The big obstacle will always be crossing cultural barriers. When you work with different audiences, it’s important to do the hands-on outreach, where you’re there in the trenches among the people and teaching them and not lecturing, but letting them participate and understanding what we’re talking about when we talk about prevention of cardiovascular disease and stroke. That’s my main focus, that we really understand [our audiences], and we build on that when we teach about CPR [cardiopulmonary resuscitation] and [using] 911 [emergency services].
We also want to add advocacy to the community because there’s so much that they can do. They need to learn that they have a voice and need to write to their legislators and know that they can make change within their community in terms of their medical care. When we talk to many people, they’re afraid to go to their doctor, and we teach them that they need to understand that your doctor is there for you, and you need to know your cholesterol number, and to not just know the number, but know what it means.
Why is it important to reach out to minorities?
Because there is such a disparity in the death rate, and it’s climbing. If you look at obesity rates for African-American women, it’s climbing and we’re at the top of the list for [having a] stroke. We’re teaching African-American women to take better care of themselves.
Many people think that cardiovascular disease develops in your 30s or 40s, not understanding that in adolescence it begins. If you look at the trends of young people and the way they’re eating, and what mothers are teaching their kids, by the time they get to 20, their arteries will be clogged.
If you look at African-Americans, many of their eating habits come from slavery. It’s been passed on from generation to generation, such as putting the fat back in the food and taking the scraps from the master’s table. It’s really unhealthy, and now we’re more sedentary. And for Hispanics, too, the same thing, putting lard into making tortillas and similar eating habits with high-fat diets. Though Hispanics do tend to eat more fruits and vegetables than African-Americans.
Besides Hispanics and African-Americans, are there other minorities you’re reaching out to?
Those are our targets, but we do have Asian program directors in San Francisco and L.A. There are also directors working with Native Americans in the Midwest.
How does your background make you the best person for this job?

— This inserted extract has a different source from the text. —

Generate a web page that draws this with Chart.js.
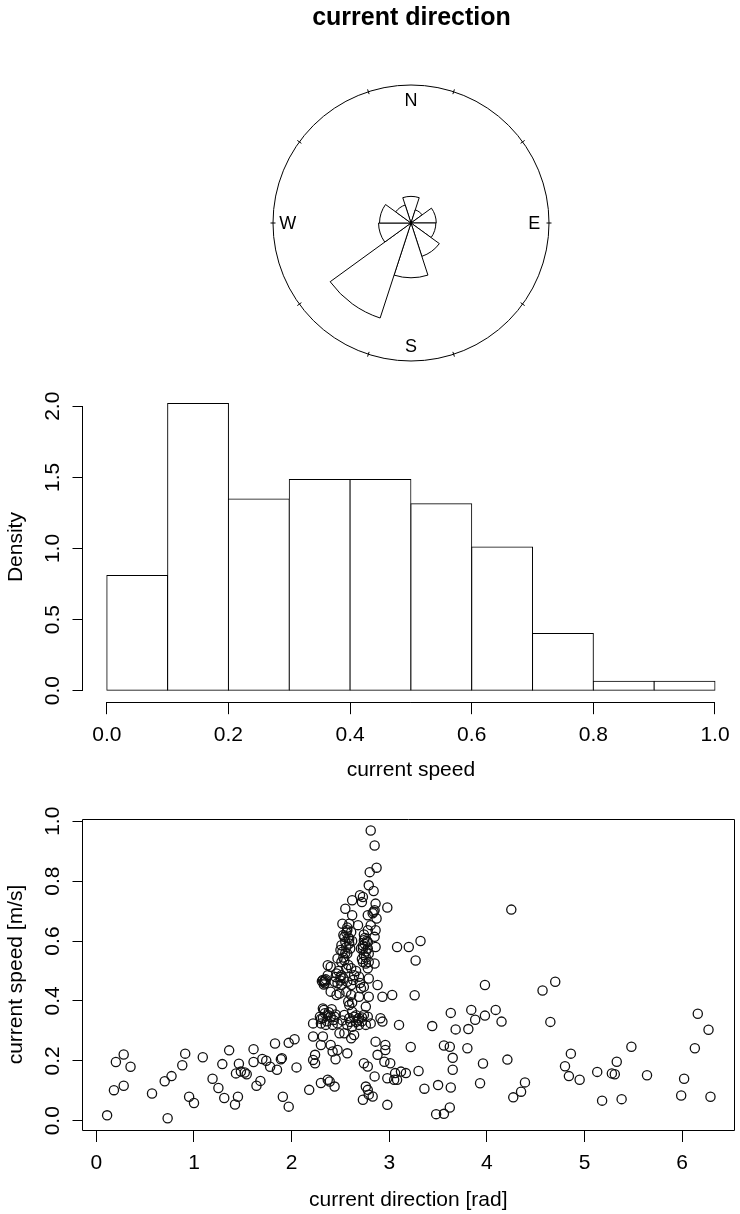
<!DOCTYPE html>
<html>
<head>
<meta charset="utf-8">
<title>current direction</title>
<script src="https://cdn.jsdelivr.net/npm/chart.js@4.4.0/dist/chart.umd.min.js"></script>
<style>
  html, body { margin: 0; padding: 0; background: #fff; }
  #page { position: relative; width: 740px; height: 1214px; }
  .panel { position: absolute; left: 0; width: 740px; }
</style>
</head>
<body>
<div id="page">
  <div class="panel" style="top:0;height:370px"><canvas id="rose"></canvas></div>
  <div class="panel" style="top:370px;height:420px"><canvas id="hist"></canvas></div>
  <div class="panel" style="top:790px;height:424px"><canvas id="scatter"></canvas></div>
</div>
<script>
// rose diagram: 10 sectors of 36deg, first one centred on north
const roseSectors = ['0°', '36°', '72°', '108°', '144°', '180°', '216°', '252°', '288°', '324°'];
const roseRadius = [0.193, 0.100, 0.183, 0.180, 0.254, 0.397, 0.724, 0.235, 0.228, 0.137]; // relative to outer circle
const roseTickAngles = [18, 54, 90, 126, 162, 198, 234, 270, 306, 342];
const compassLabels = ['N', 'E', 'S', 'W'];
const compassAngles = [0, 90, 180, 270];

// histogram of current speed
const speedBinMids = [0.05, 0.15, 0.25, 0.35, 0.45, 0.55, 0.65, 0.75, 0.85, 0.95];
const speedDensity = [0.81, 2.02, 1.347, 1.485, 1.485, 1.314, 1.01, 0.403, 0.067, 0.067];
const histXTicks = [0, 0.2, 0.4, 0.6, 0.8, 1.0];
const histYTicks = [0, 0.5, 1.0, 1.5, 2.0];

// scatter: direction [rad] vs speed [m/s]
const direction = [
  // low speeds, 0-2 rad
  0.11, 0.18, 0.20, 0.28, 0.28, 0.35, 0.57, 0.70, 0.73, 0.77,
  0.88, 0.91, 0.95, 1.00, 1.09, 1.19, 1.25, 1.29, 1.31, 1.36,
  1.43, 1.42, 1.45, 1.46, 1.48, 1.52, 1.54, 1.61, 1.61, 1.64,
  1.68, 1.70, 1.74, 1.78, 1.83, 1.85, 1.89, 1.90, 1.91, 1.97,
  1.97, 2.03, 2.05,
  // main cluster 2.2-3.3 rad
  2.81, 2.85, 2.80, 2.87, 2.79, 2.84, 2.70, 2.73, 2.62, 2.72,
  2.55, 2.86, 2.84, 2.85, 2.83, 2.98, 2.62, 2.78, 2.52, 2.59,
  2.68, 2.87, 2.57, 2.61, 2.81, 2.78, 2.86, 2.54, 2.59, 2.74,
  2.78, 2.85, 2.51, 2.56, 2.59, 2.73, 2.78, 2.52, 2.57, 2.74,
  2.79, 2.86, 3.08, 3.20, 3.32, 2.47, 2.51, 2.54, 2.73, 2.76,
  2.85, 3.27, 2.37, 2.40, 2.56, 2.61, 2.78, 2.37, 2.46, 2.51,
  2.64, 2.69, 2.79, 2.32, 2.33, 2.34, 2.44, 2.47, 2.51, 2.57,
  2.61, 2.71, 2.74, 2.88, 2.40, 2.46, 2.49, 2.56, 2.61, 2.69,
  2.79, 2.93, 3.03, 3.26, 2.59, 2.62, 2.76, 2.32, 2.34, 2.29,
  2.32, 2.37, 2.40, 2.44, 2.30, 2.35, 2.42, 2.47, 2.54, 2.59,
  2.64, 2.69, 2.74, 2.78, 2.57, 2.62, 2.69, 2.76, 2.81, 2.91,
  2.93, 3.10, 2.22, 2.49, 2.54, 2.61, 2.64, 2.22, 2.32, 2.30,
  2.40, 2.42, 2.47, 2.45, 2.57, 2.24, 2.22, 2.24, 2.86, 2.96,
  2.96, 2.88, 2.74, 2.78, 2.95, 3.01, 3.06, 3.12, 3.17, 2.98,
  3.05, 3.08, 2.85, 3.22, 2.76, 2.78, 2.79, 2.73, 2.83, 2.98,
  2.18, 2.30, 2.37, 2.39, 2.44, 3.30,
  2.53, 2.55, 2.50, 2.53, 2.75, 2.76, 2.72, 2.75, 2.31, 2.33,
  2.58, 2.63, 2.66, 2.70, 2.43, 2.36, 2.66, 2.72, 2.58, 2.50,
  // overlapping circles in the darkest parts of the cluster
  2.56, 2.58, 2.60, 2.55, 2.62, 2.57, 2.74, 2.77, 2.73, 2.76,
  2.71, 2.79, 2.48, 2.50, 2.53, 2.45, 2.34, 2.35, 2.33, 2.38,
  2.45, 2.41, 2.30, 2.68, 2.72, 2.66, 2.60, 2.52, 2.62,
  // 3.3-5 rad
  4.25, 3.98, 4.57, 4.70, 3.63, 3.84, 4.09, 3.98, 3.88, 4.15,
  4.65, 3.44, 3.68, 3.81, 3.56, 3.62, 3.80, 4.86, 3.65, 4.21,
  3.96, 4.80, 3.65, 4.84, 4.95, 3.36, 3.50, 3.63, 3.93, 4.39,
  4.35, 4.27, 3.62, 3.48, 3.56,
  // 5-6.3 rad
  6.16, 6.27, 5.48, 6.13, 5.33, 5.13, 5.28, 5.31, 5.64, 6.02,
  5.99, 6.29, 5.18, 5.38
];
const speed = [
  0.018, 0.102, 0.196, 0.221, 0.117, 0.180, 0.091, 0.132, 0.008, 0.149,
  0.185, 0.224, 0.080, 0.059, 0.212, 0.140, 0.109, 0.189, 0.076, 0.235,
  0.158, 0.054, 0.080, 0.190, 0.164, 0.161, 0.155, 0.239, 0.196, 0.117,
  0.133, 0.206, 0.200, 0.180, 0.258, 0.170, 0.205, 0.209, 0.080, 0.260,
  0.047, 0.272, 0.178,
  0.969, 0.919, 0.830, 0.845, 0.786, 0.767, 0.753, 0.747, 0.736, 0.730,
  0.708, 0.725, 0.698, 0.703, 0.693, 0.712, 0.686, 0.686, 0.658, 0.658,
  0.653, 0.675, 0.636, 0.630, 0.653, 0.636, 0.636, 0.614, 0.608, 0.603,
  0.597, 0.614, 0.586, 0.580, 0.592, 0.575, 0.575, 0.564, 0.558, 0.553,
  0.558, 0.580, 0.580, 0.580, 0.600, 0.542, 0.530, 0.536, 0.530, 0.525,
  0.525, 0.535, 0.519, 0.514, 0.509, 0.509, 0.509, 0.486, 0.492, 0.486,
  0.486, 0.481, 0.475, 0.470, 0.464, 0.459, 0.464, 0.459, 0.453, 0.464,
  0.453, 0.442, 0.447, 0.453, 0.431, 0.420, 0.425, 0.431, 0.420, 0.414,
  0.414, 0.414, 0.420, 0.419, 0.386, 0.364, 0.381, 0.375, 0.359, 0.347,
  0.342, 0.353, 0.347, 0.347, 0.325, 0.320, 0.320, 0.325, 0.353, 0.342,
  0.347, 0.342, 0.353, 0.347, 0.320, 0.314, 0.320, 0.320, 0.325, 0.342,
  0.331, 0.320, 0.325, 0.292, 0.292, 0.275, 0.286, 0.281, 0.281, 0.253,
  0.253, 0.231, 0.236, 0.205, 0.225, 0.220, 0.203, 0.192, 0.264, 0.253,
  0.236, 0.220, 0.192, 0.181, 0.197, 0.192, 0.159, 0.164, 0.159, 0.142,
  0.137, 0.137, 0.148, 0.246, 0.114, 0.103, 0.087, 0.070, 0.081, 0.053,
  0.103, 0.126, 0.137, 0.131, 0.114, 0.166,
  0.620, 0.598, 0.570, 0.545, 0.590, 0.565, 0.540, 0.610, 0.466, 0.455,
  0.520, 0.470, 0.500, 0.460, 0.336, 0.332, 0.330, 0.332, 0.398, 0.480,
  0.628, 0.612, 0.575, 0.560, 0.600, 0.645, 0.622, 0.600, 0.585, 0.545,
  0.575, 0.530, 0.500, 0.468, 0.476, 0.480, 0.468, 0.472, 0.370, 0.362,
  0.355, 0.372, 0.340, 0.335, 0.345, 0.352, 0.330, 0.335, 0.395,
  0.705, 0.453, 0.435, 0.464, 0.360, 0.370, 0.370, 0.351, 0.337, 0.331,
  0.330, 0.316, 0.305, 0.306, 0.251, 0.247, 0.242, 0.224, 0.210, 0.204,
  0.191, 0.182, 0.170, 0.149, 0.137, 0.107, 0.119, 0.111, 0.125, 0.128,
  0.097, 0.078, 0.044, 0.022, 0.023,
  0.357, 0.304, 0.247, 0.242, 0.197, 0.163, 0.158, 0.155, 0.152, 0.140,
  0.084, 0.080, 0.067, 0.072
];
const dirTicks = [0, 1, 2, 3, 4, 5, 6];
const speedTicks = [0, 0.2, 0.4, 0.6, 0.8, 1.0];

Chart.defaults.font.family = "'Liberation Sans', Arial, Helvetica, sans-serif";
Chart.defaults.color = '#000';

const FS = 21;
const al = v => Math.round(v - 0.5) + 0.5;

// ticks on the outer circle + compass letters
const roseMarks = {
  id: 'roseMarks',
  afterDatasetsDraw(chart) {
    const s = chart.scales.r, ctx = chart.ctx;
    const cx = s.xCenter, cy = s.yCenter, R = s.drawingArea;
    ctx.save();
    ctx.strokeStyle = '#000';
    ctx.lineWidth = 1;
    roseTickAngles.forEach(a => {
      const t = (a - 90) * Math.PI / 180;
      ctx.beginPath();
      ctx.moveTo(cx + Math.cos(t) * (R - 2.5), cy + Math.sin(t) * (R - 2.5));
      ctx.lineTo(cx + Math.cos(t) * (R + 2.5), cy + Math.sin(t) * (R + 2.5));
      ctx.stroke();
    });
    ctx.fillStyle = '#000';
    ctx.font = "18px 'Liberation Sans', Arial, sans-serif";
    ctx.textAlign = 'center';
    ctx.textBaseline = 'middle';
    compassLabels.forEach((l, i) => {
      const t = (compassAngles[i] - 90) * Math.PI / 180;
      ctx.fillText(l, cx + Math.cos(t) * R * 0.893, cy + Math.sin(t) * R * 0.893 + 1);
    });
    ctx.restore();
  }
};

// R-style axes: line only from first to last tick, optional box
const rAxes = {
  id: 'rAxes',
  afterDraw(chart, args, opts) {
    const {ctx, chartArea: a, scales: {x, y}} = chart;
    const xt = x.ticks, yt = y.ticks;
    ctx.save();
    ctx.strokeStyle = '#000';
    ctx.lineWidth = 1;
    ctx.beginPath();
    ctx.moveTo(x.getPixelForValue(xt[0].value), al(a.bottom));
    ctx.lineTo(x.getPixelForValue(xt[xt.length - 1].value), al(a.bottom));
    ctx.moveTo(al(a.left), y.getPixelForValue(yt[0].value));
    ctx.lineTo(al(a.left), y.getPixelForValue(yt[yt.length - 1].value));
    if (opts.box) {
      ctx.rect(al(a.left), al(a.top), al(a.right) - al(a.left), al(a.bottom) - al(a.top));
    }
    ctx.stroke();
    ctx.restore();
  }
};

function xAxis(min, max, ticks, fmt, label, height, tickPad, titlePad) {
  return {
    type: 'linear', min: min, max: max, offset: false,
    afterBuildTicks: s => { s.ticks = ticks.map(v => ({value: v})); },
    afterFit: s => { s.height = height; },
    ticks: { callback: fmt, autoSkip: false, maxRotation: 0, padding: tickPad, font: {size: FS}, color: '#000' },
    grid: { drawOnChartArea: false, offset: false, tickLength: 12, color: '#000', lineWidth: 1 },
    border: { display: false },
    title: { display: true, text: label, font: {size: FS}, color: '#000', padding: {top: 0, bottom: titlePad} }
  };
}

function yAxis(min, max, ticks, label) {
  return {
    type: 'linear', min: min, max: max,
    afterBuildTicks: s => { s.ticks = ticks.map(v => ({value: v})); },
    afterFit: s => { s.width = 82.5; },
    ticks: { callback: v => v.toFixed(1), autoSkip: false, minRotation: 90, maxRotation: 90, crossAlign: 'center', padding: 5, font: {size: FS}, color: '#000' },
    grid: { drawOnChartArea: false, tickLength: 10, color: '#000', lineWidth: 1 },
    border: { display: false },
    title: { display: true, text: label, font: {size: FS}, color: '#000', padding: {top: 4, bottom: 0} }
  };
}

new Chart(document.getElementById('rose'), {
  type: 'polarArea',
  data: {
    labels: roseSectors,
    datasets: [{ data: roseRadius, backgroundColor: '#fff', borderColor: '#000', borderWidth: 1 }]
  },
  options: {
    responsive: true,
    maintainAspectRatio: false,
    animation: false,
    layout: { padding: { left: 273, right: 190, top: 0, bottom: 8 } },
    plugins: {
      legend: { display: false },
      tooltip: { enabled: false },
      title: {
        display: true, text: 'current direction', color: '#000',
        font: { size: 25, weight: 'bold' }, padding: { top: 3, bottom: 52 }
      }
    },
    scales: {
      r: {
        min: 0, max: 1, startAngle: -18,
        ticks: { display: false, stepSize: 1 },
        grid: { color: '#000', lineWidth: 1, circular: true },
        angleLines: { display: false },
        pointLabels: { display: false }
      }
    }
  },
  plugins: [roseMarks]
});

new Chart(document.getElementById('hist'), {
  type: 'bar',
  data: {
    datasets: [{
      data: speedBinMids.map((m, i) => ({x: m, y: speedDensity[i]})),
      backgroundColor: '#fff',
      borderColor: '#000',
      borderSkipped: false,
      borderWidth: 1,
      inflateAmount: 0.5, // 1px outline centred on the bin edges, shared by neighbours
      barPercentage: 1,
      categoryPercentage: 1
    }]
  },
  options: {
    responsive: true,
    maintainAspectRatio: false,
    animation: false,
    layout: { padding: { left: 0, right: 0.7, top: 22, bottom: 0 } },
    plugins: { legend: { display: false }, tooltip: { enabled: false }, rAxes: { box: false } },
    scales: {
      x: xAxis(-0.04, 1.04, histXTicks, v => v.toFixed(1), 'current speed', 87.8, 8, 7.4),
      y: yAxis(-0.0808, 2.10, histYTicks, 'Density')
    }
  },
  plugins: [rAxes]
});

new Chart(document.getElementById('scatter'), {
  type: 'scatter',
  data: {
    datasets: [{
      data: direction.map((d, i) => ({x: d, y: speed[i]})),
      pointStyle: 'circle',
      pointRadius: 4.6,
      pointBorderWidth: 1.3,
      pointBorderColor: '#111',
      pointBackgroundColor: 'rgba(0,0,0,0)'
    }]
  },
  options: {
    responsive: true,
    maintainAspectRatio: false,
    animation: false,
    layout: { padding: { left: 0, right: 0.5, top: 29, bottom: 0 } },
    plugins: { legend: { display: false }, tooltip: { enabled: false }, rAxes: { box: true } },
    scales: {
      x: xAxis(-0.142, 6.532, dirTicks, v => String(v), 'current direction [rad]', 84, 8.4, 1.4),
      y: yAxis(-0.031, 1.0075, speedTicks, 'current speed [m/s]')
    }
  },
  plugins: [rAxes]
});
</script>
</body>
</html>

Taking [control of] the programs in Los Angeles and what I was able to do with the programs in terms of outreach and [making them] entrenched. Also the relationships I built with community-based organizations and getting funding for the programs.
What national organizations are you hoping to work with?

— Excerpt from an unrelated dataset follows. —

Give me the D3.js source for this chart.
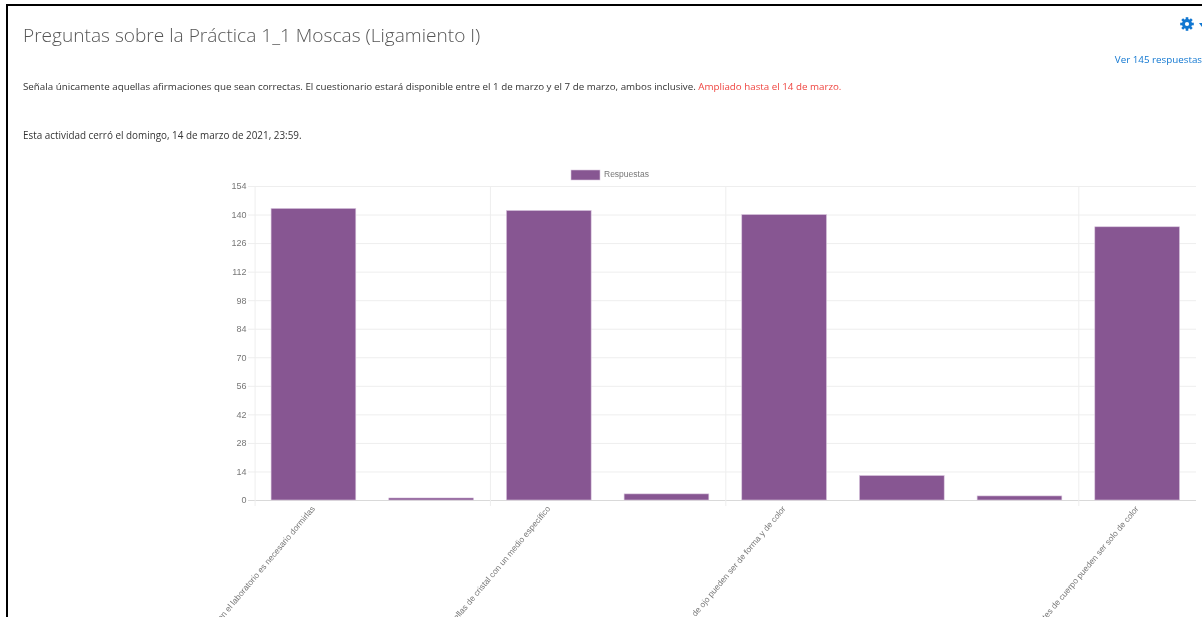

The Association of Black Cardiologists, the NAACP, and the National Council of La Raza.
What do you consider your greatest professional accomplishment?
This position, which allows me to go into many communities and make a difference and even save lives. When we’ve done medical screenings, there are people we have literally driven to the hospital because their blood pressure was so high. Or we’ve screened young children and adults that have been diabetic and didn’t know it. It has an impact to know that you’re making a difference every day.
Education: Earned a bachelor’s degree in English from the University of Southern California and a master’s degree in education from National University.
Previous employment: Worked as an education consultant on children’s programming at KCET Television, a public-broadcasting station in Los Angeles, and as a public-relations coordinator for the Los Angeles Unified School District.
Hobbies: Jogs and writes poetry.
Charitable interests: Donates money to the United Negro College Fund.